Merchants, Markets and Manufacture: The English Wool Textile Industry in the Eighteenth Century. By John Smail. London: Macmillan, 1999. Pp. x, 198. $65.00
Pat Hudson
The Journal of Economic History, 2001, vol. 61, issue 1, 207-208
Abstract:
This is a strong contribution to a cultural interpretation of the dynamics of industrialization. Critical of quantitative debates and their limited insights into the processes of change, critical too of polarized views about the primacy of supply (production) or demand (consumption), Smail's study is directed at the ways in which merchants and merchant manufacturers fought to reconcile the shape of supply with that of markets, and thus brought about fundamental changes in the processes of production and the source and scale of profitability. Smail's central thesis concerns the shift, as he sees it, from a Smithian to a Schumpeterian economy: from activity based upon the extension of operations and growing sophistication in the division of labor, to an economy founded upon continuous product and design innovation and intensive technological as well as organizational change. His concern is with the cultural and economic conditions under which producers and merchants shifted from maximizing profits by manipulating the marketing system (through niche products and niche markets) to maximizing profits by changing the mode of production.
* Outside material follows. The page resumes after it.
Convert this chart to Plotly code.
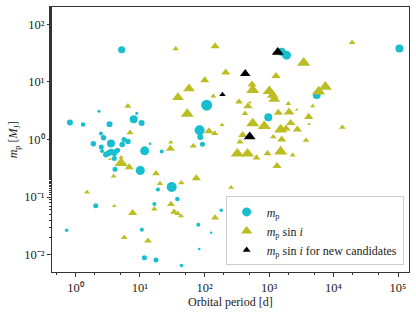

He dates this shift, in the case of the woolens sector, from the middle third of the eighteenth century. Focusing upon the interplay between production and marketing systems, he carefully documents change in the four major regions of manufacture in England: East Anglia, Devon, the West Country, and West Yorkshire. He places particular emphasis upon Yorkshire, which quickly emerged as the most responsive region and which dominated the trade in the second half of the century.